On Thursday of last week, the DCC changed the late-night taxi stand outside The Terrace bar in the lower Octagon into a five-minute park between 6pm and 7am, with the late-night stand now operating outside the Dunedin Visitor Centre in the upper Octagon.
Taxis are still permitted to use the original stand from 7am to 6pm, but the separate area and times have confused drivers and passengers alike.
A Dunedin Taxis driver said the situation was a mess, with people still lining up outside The Terrace at night.
"We have to move, because he [the bar's owner] wants us gone."
Terrace owner John MacDonald said the decision to move the taxi stand at night was the council's and "it is a policy decision and I have nothing to do with it".
Mr MacDonald said the council had asked him to remove four of his outside tables and glass screens before June 1, which were situated next to the stand.
"I will comply with that, and the taxis have to do the same with this new decision."
The screens were to separate bar patrons from those waiting at the taxi stand to make the area easier to police, he said.
"The council wrote to me telling me the screens would have to go by June 1, but to alleviate the situation the taxis were going. But it is not something I have requested."
The decision to relocate the stand at night was a safety issue raised by the police over six months, and had nothing to do with restaurants, DCC transportation operation manager Mike Costelloe said.
"The police were quite keen for the spot to move, as there had been a few incidents in the area.
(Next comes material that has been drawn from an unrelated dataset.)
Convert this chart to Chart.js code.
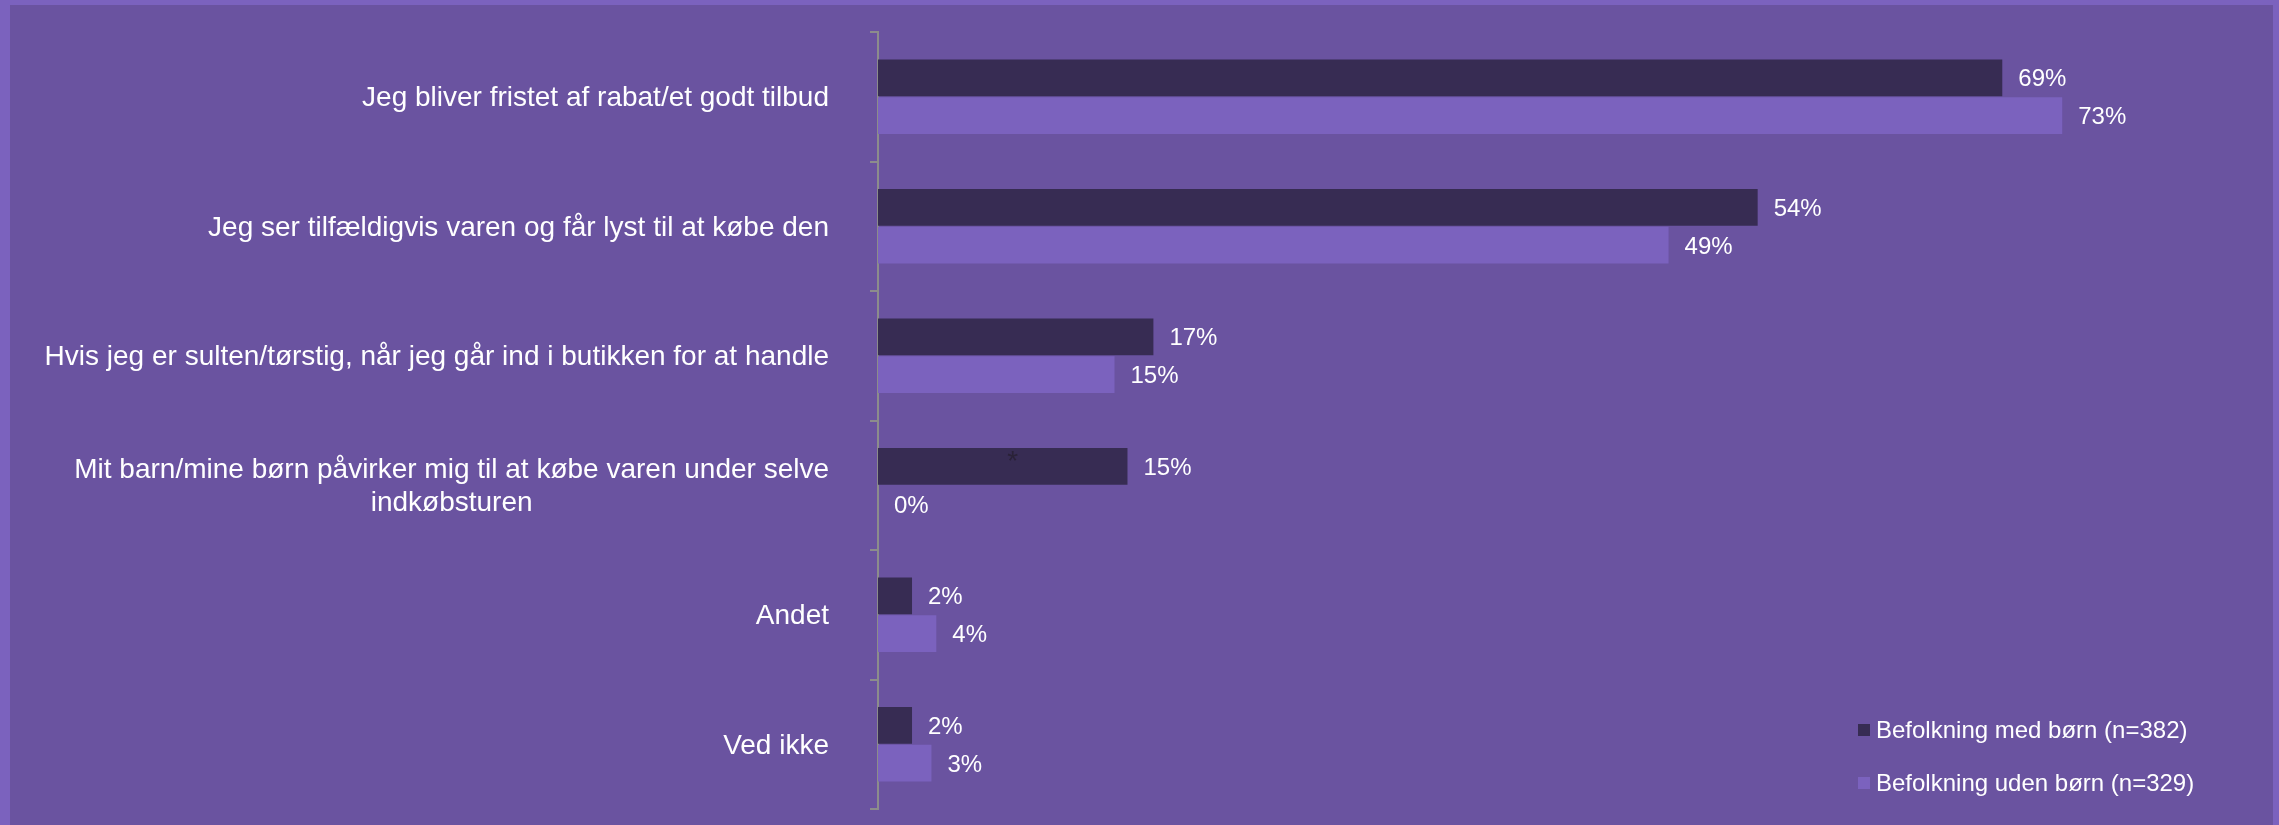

"They had trouble differentiating between who were bar patrons and who were taxi-stand patrons", he said.
"We don't change things just because the restaurants want things changed."
The DCC would have preferred to relocate the stand permanently, but the Dunedin Visitor Centre needed the five-minute parks during the day, Mr Costelloe said.
"We have talked with some of the taxi companies about it and while we know some of the drivers were not happy, the companies have been supportive."
While some of Dunedin Taxis' 80 drivers were not happy with the announcement, they had to accept the decision and move on, chairman Bill Collie said.
"But to make sure this works it has to be policed so people don't park in the taxi stand," he said.
Several taxi drivers said customers were not aware of the changes, with late night revellers still queuing at the original stand.
The lack of shelter at the new stand was another problem.
A taxi driver, who worked the late shift, said the position of the new late-night stand meant taxis had to drive across a turning lane to gain entry to the Octagon.
"It doesn't make any sense. There was nothing wrong with having the stand where it was," he said.
A Southern Taxis' driver said taxis did not appear good enough to be parked outside "certain restaurants, but it was all right for us to drop their customers right out front".